Constitution et animation d’éco systèmes locaux De toute évidence, les actions individuelles ne suffiront pas à relever les défis contemporains et à venir (par exemple, la réduction de l’empreinte carbone d’un territoire, la recherche d’autonomie énergétique). Il s’agit de mobiliser l’ensemble des énergies et intelligences du territoire à commencer par celles des entreprises locales. D’importantes économies pourraient être ainsi réalisées si ces entreprises mutualisaient davantage certaines de leurs fonctions (informatique, comptabilité, ..) ou si elles partageaient leur effort de R&D pour réduire leur empreinte carbone par exemple.
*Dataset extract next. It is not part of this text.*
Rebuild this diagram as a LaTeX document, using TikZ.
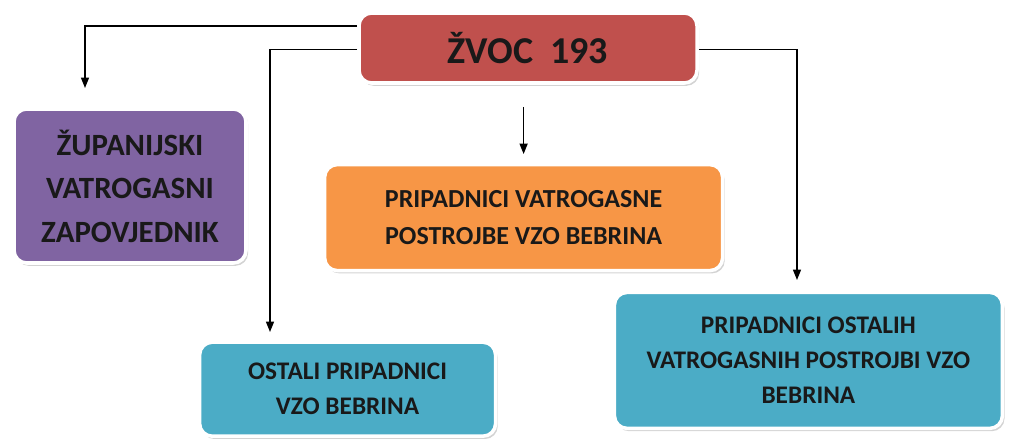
\documentclass[tikz,border=0pt]{standalone}
\usepackage{fontspec}
\setmainfont{Carlito}
\usepackage{tikz}
\usetikzlibrary{calc, positioning, arrows.meta, shadows}
\usepackage{xcolor}
\definecolor{zvocRed}{RGB}{192, 80, 77}
\definecolor{zupPurple}{RGB}{128, 100, 162}
\definecolor{vzoOrange}{RGB}{247, 150, 70}
\definecolor{ostTeal}{RGB}{75, 172, 198}

\begin{document}
\begin{tikzpicture}[
  every node/.style={rounded corners=9pt, draw=white, line width=2.5pt, align=center,
    font=\bfseries, text=black!90, inner sep=2pt,
    drop shadow={opacity=0.35, shadow xshift=1.5pt, shadow yshift=-2pt}},
  >={Triangle[length=2.6mm, width=2mm]}
]
  \useasboundingbox (0,0) rectangle (25.225,-10.975);

  % --- Top: ŽVOC ---
  \node[fill=zvocRed, minimum width=8.45cm, minimum height=1.75cm,
    font=\fontsize{27}{31}\selectfont\bfseries] (zvoc) at (13.2,-1.2) {ŽVOC~~193};

  % --- Second row ---
  \node[fill=zupPurple, minimum width=5.8cm, minimum height=3.85cm,
    font=\fontsize{22}{31}\selectfont\bfseries] (zup) at (3.25,-4.65)
    {ŽUPANIJSKI\\VATROGASNI\\ZAPOVJEDNIK};
  \node[fill=vzoOrange, minimum width=9.95cm, minimum height=2.65cm,
    font=\fontsize{18.5}{26}\selectfont\bfseries] (vzo) at (13.09,-5.44)
    {PRIPADNICI VATROGASNE\\POSTROJBE VZO BEBRINA};

  % --- Bottom row ---
  \node[fill=ostTeal, minimum width=7.4cm, minimum height=2.35cm,
    font=\fontsize{18}{25}\selectfont\bfseries] (ostali) at (8.69,-9.73)
    {OSTALI PRIPADNICI\\VZO BEBRINA};
  \node[fill=ostTeal, minimum width=9.7cm, minimum height=3.4cm,
    font=\fontsize{18}{25}\selectfont\bfseries] (postr) at (20.21,-9.01)
    {PRIPADNICI OSTALIH\\VATROGASNIH POSTROJBI VZO\\BEBRINA};

  % free arrow ends
  \coordinate (zup-in) at (2.125,-2.2);
  \coordinate (ostali-in) at (6.75,-8.3);
  \coordinate (postr-in) at (19.925,-7.0);

  % --- Connectors ---
  \draw[->, line width=1pt] ($(zvoc.north west)!0.2!(zvoc.south west)$) -| (zup-in);
  \draw[->, line width=1pt] ($(zvoc.north west)!0.52!(zvoc.south west)$) -| (ostali-in);
  \draw[->, line width=1pt] ($(vzo.north |- zvoc.south)+(0,-0.55)$) -- ($(vzo.north)+(0,0.22)$);
  \draw[->, line width=1pt] ($(zvoc.north east)!0.52!(zvoc.south east)$) -| (postr-in);
\end{tikzpicture}
\end{document}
Pour se constituer et se développer, ces éco systèmes locaux (meute d’entreprises qui misent sur les complémentarités et les synergies) auront besoin d’un organisateur, d’un animateur. Les aménageurs pourraient exercer cette mission pour le compte des collectivités.
Inclusion des projets d’aménagement dans des stratégies de résilience globale A l’avenir, tout projet d’aménagement, tout projet immobilier d’envergure devra s’inscrire dans une stratégie globale et cohérente de résilience territoriale. Il s’agit de mettre fin à l’empilage de projets au fil des mandats et à une programmation trop souvent en silos. Priorité à la réduction de l’empreinte carbone, à l’emploi des ressources locales, à la mobilisation massive de l’intelligence collective. Or, les collectivités -hormis peut-être certaines métropoles- ont rarement les moyens de cette ingénierie globale et finalisée de l’impératif de résilience. Les aménageurs seraient légitimes à éclairer la commande publique en proposant aux collectivités ce conseil en stratégie de résilience.
En résumé. Pour s’assurer d’un développement plus résilient, les collectivités locales vont avoir besoin de 3 compétences clés :
- Expert en ingénierie sociale et conduite du changement
- Animateur d’éco systèmes locaux
- Conseil en stratégie de résilience inclusive
Autant d’opportunités pour les professionnels de l’aménagement.